Short task:
Filter the records below and copy every line containing the word "matplotlib".

************

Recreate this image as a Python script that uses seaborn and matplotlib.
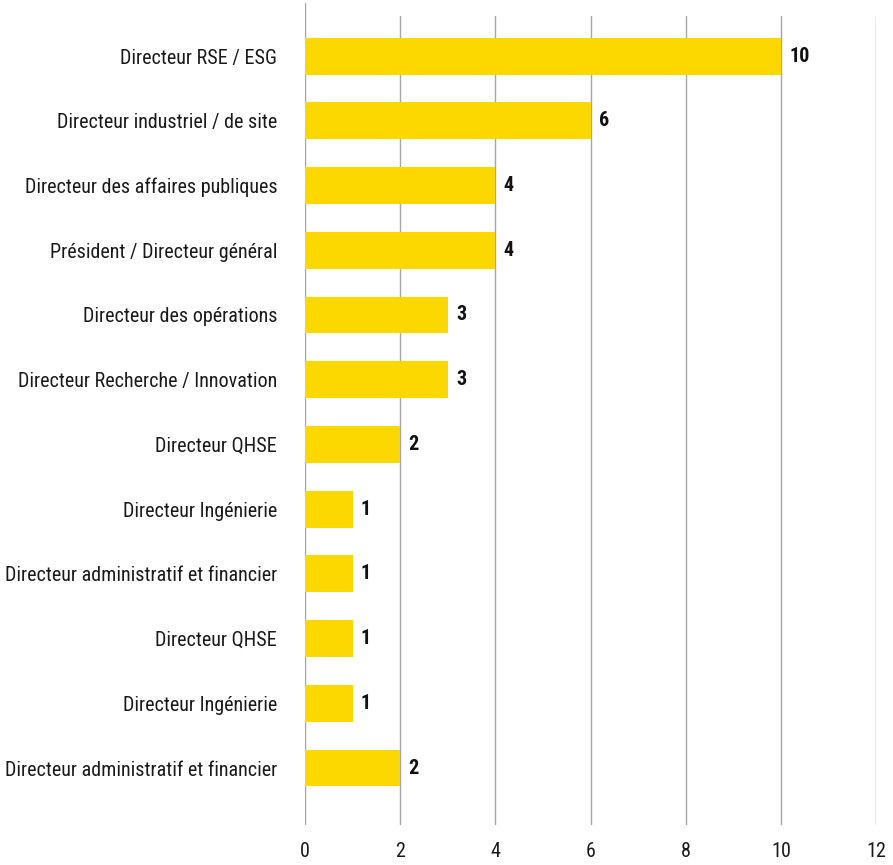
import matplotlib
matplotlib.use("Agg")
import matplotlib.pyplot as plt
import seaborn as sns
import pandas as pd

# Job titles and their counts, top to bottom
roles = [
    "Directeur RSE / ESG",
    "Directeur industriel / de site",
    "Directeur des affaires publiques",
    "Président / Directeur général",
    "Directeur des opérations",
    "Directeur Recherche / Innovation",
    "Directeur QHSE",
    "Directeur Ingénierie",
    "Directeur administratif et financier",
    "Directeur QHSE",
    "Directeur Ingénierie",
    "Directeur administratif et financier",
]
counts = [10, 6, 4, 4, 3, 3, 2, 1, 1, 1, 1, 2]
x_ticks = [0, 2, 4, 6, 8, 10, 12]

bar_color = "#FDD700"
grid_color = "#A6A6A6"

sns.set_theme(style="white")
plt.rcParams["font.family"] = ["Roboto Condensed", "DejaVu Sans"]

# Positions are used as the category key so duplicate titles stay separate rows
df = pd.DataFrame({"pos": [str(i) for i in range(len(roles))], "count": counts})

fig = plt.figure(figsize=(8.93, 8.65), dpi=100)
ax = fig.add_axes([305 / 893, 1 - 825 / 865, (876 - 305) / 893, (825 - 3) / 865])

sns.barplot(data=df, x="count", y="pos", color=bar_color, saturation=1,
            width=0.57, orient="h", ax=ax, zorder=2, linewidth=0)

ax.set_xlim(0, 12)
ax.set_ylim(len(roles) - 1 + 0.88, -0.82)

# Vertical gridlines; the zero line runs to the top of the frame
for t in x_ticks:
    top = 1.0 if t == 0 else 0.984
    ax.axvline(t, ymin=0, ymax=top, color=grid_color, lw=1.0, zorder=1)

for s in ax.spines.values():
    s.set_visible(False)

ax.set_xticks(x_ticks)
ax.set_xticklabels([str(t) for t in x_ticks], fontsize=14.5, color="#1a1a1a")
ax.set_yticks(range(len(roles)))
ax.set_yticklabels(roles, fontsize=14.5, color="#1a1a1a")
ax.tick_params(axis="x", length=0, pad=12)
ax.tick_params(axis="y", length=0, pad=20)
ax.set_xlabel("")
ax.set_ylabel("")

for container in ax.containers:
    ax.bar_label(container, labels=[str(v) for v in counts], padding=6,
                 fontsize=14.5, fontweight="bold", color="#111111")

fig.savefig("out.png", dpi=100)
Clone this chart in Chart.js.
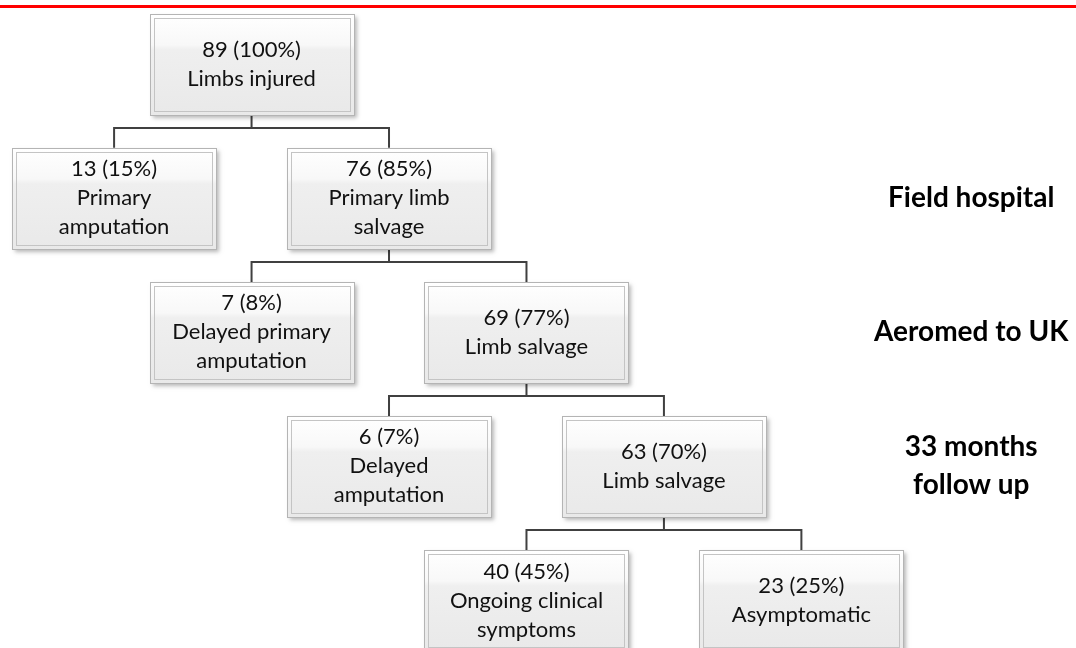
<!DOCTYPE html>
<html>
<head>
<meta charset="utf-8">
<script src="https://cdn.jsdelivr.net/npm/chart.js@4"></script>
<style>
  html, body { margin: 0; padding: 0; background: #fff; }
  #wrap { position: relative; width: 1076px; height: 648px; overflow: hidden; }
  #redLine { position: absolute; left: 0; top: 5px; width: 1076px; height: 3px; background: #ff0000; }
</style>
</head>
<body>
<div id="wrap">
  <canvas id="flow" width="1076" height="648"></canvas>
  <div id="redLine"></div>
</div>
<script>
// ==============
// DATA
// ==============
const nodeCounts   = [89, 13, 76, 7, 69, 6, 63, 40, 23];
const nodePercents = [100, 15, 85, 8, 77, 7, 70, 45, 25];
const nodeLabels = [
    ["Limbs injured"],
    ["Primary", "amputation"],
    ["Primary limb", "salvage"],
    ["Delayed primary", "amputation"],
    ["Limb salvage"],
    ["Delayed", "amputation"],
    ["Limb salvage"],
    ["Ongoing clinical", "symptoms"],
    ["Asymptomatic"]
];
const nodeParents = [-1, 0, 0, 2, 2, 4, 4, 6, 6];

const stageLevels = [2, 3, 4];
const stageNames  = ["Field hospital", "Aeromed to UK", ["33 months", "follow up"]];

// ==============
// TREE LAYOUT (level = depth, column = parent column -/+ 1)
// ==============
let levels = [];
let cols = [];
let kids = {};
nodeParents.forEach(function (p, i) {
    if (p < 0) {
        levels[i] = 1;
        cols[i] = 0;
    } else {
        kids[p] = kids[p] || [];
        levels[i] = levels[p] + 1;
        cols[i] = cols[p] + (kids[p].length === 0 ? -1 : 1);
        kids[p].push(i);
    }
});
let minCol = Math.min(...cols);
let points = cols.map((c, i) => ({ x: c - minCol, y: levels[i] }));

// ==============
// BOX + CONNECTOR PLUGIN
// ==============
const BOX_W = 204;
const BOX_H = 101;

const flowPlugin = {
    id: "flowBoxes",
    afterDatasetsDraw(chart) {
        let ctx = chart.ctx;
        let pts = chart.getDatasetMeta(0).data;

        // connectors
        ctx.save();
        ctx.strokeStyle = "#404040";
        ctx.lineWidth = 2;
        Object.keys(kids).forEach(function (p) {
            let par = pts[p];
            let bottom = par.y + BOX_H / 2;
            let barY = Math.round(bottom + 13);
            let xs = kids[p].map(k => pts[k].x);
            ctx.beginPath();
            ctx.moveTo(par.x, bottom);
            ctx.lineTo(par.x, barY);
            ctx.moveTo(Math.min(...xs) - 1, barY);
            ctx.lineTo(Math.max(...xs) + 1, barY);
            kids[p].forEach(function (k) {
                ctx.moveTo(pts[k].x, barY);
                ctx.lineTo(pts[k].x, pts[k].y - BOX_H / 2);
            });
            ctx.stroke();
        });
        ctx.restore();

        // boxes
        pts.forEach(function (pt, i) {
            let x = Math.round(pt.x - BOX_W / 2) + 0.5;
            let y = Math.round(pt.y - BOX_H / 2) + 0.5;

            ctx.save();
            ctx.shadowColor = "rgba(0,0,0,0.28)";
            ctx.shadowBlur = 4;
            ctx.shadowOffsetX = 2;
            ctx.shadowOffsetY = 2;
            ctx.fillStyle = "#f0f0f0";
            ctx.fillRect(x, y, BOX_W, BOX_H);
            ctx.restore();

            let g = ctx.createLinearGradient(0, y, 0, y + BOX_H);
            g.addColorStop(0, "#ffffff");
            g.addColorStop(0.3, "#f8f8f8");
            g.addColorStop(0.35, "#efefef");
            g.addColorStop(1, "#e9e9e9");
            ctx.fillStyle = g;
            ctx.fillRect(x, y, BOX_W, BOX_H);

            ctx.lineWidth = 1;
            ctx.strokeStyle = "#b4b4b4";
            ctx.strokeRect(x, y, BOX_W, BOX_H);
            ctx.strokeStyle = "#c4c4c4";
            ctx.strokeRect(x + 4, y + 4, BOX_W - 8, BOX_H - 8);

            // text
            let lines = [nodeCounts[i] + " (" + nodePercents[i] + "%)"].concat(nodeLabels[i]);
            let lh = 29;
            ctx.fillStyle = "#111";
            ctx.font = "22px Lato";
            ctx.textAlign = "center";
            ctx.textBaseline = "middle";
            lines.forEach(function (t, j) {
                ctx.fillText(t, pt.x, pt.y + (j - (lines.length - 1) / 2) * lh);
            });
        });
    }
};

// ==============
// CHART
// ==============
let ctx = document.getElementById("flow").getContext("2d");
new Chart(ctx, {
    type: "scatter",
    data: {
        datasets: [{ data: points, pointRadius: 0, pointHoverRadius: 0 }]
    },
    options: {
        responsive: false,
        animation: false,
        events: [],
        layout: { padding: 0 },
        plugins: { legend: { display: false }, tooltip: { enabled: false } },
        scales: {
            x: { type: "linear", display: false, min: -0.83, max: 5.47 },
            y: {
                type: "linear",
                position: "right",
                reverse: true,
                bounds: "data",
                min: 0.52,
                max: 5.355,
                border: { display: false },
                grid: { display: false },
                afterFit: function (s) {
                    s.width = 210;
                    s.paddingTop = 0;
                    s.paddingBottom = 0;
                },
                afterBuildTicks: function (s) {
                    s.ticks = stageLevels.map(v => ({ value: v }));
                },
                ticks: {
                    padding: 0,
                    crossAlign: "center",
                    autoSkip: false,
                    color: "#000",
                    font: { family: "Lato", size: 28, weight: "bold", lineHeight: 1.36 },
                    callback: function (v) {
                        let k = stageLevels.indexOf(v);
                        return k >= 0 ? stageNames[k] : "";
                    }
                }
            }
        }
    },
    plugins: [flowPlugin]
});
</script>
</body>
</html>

************

Answer to the problem:
Recreate this image as a Python script that uses seaborn and matplotlib.
import matplotlib
matplotlib.use("Agg")
import matplotlib.pyplot as plt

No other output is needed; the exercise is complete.